Drought has taken hold in large swaths of the U.S. heartland, and the economic consequences could be enormous. Check these sites to track the effects on your wallet.
"America's breadbasket is baking to a crisp," says writer Maureen Mackey in this post at the Fiscal Times that pulls together some alarming statistics on the spiking prices of corn and soybeans and the staggering 88 percent of corn crops now in drought-stricken regions of the U.S.
There is an alarming map showing the extent of the current drought at this website. Who knew the U.S. government had a National Integrated Drought Information System? The group coordinating information about droughts and how to handle them maintains this Web portal and organizes preparedness events, including "drought webinars." A news feed chronicles the travails of farmers and ranchers as dry conditions hammer their crops and livestock.
The American Red Cross has some detailed advice for how to deal with drought conditions.

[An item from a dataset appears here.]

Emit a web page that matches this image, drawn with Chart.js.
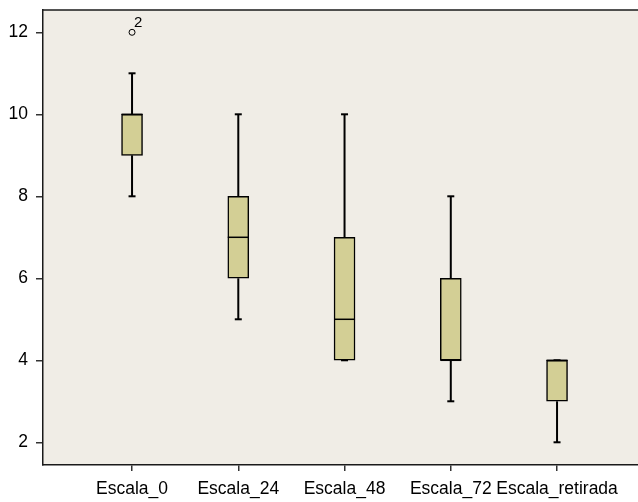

These apply to individuals and communities, and include at-home advice to repair plumbing leaks and put a bucket in the shower to collect excess water for the garden, along with municipal guidelines for water restrictions and other conservation measures.
The Department of Agriculture's report last week on the drought brought sharp attention to the issue and warned that the economic impact likely will be most severe in 2013, when drought-related shortages of meat and other foods hit consumers in the pocketbook. Here is the USDA's statement on the drought.
Here is the department's page on "disaster and drought assistance" with details on programs to assist communities and farmers. Information here includes the surprising fact that drought affects about a third of U.S. counties each year.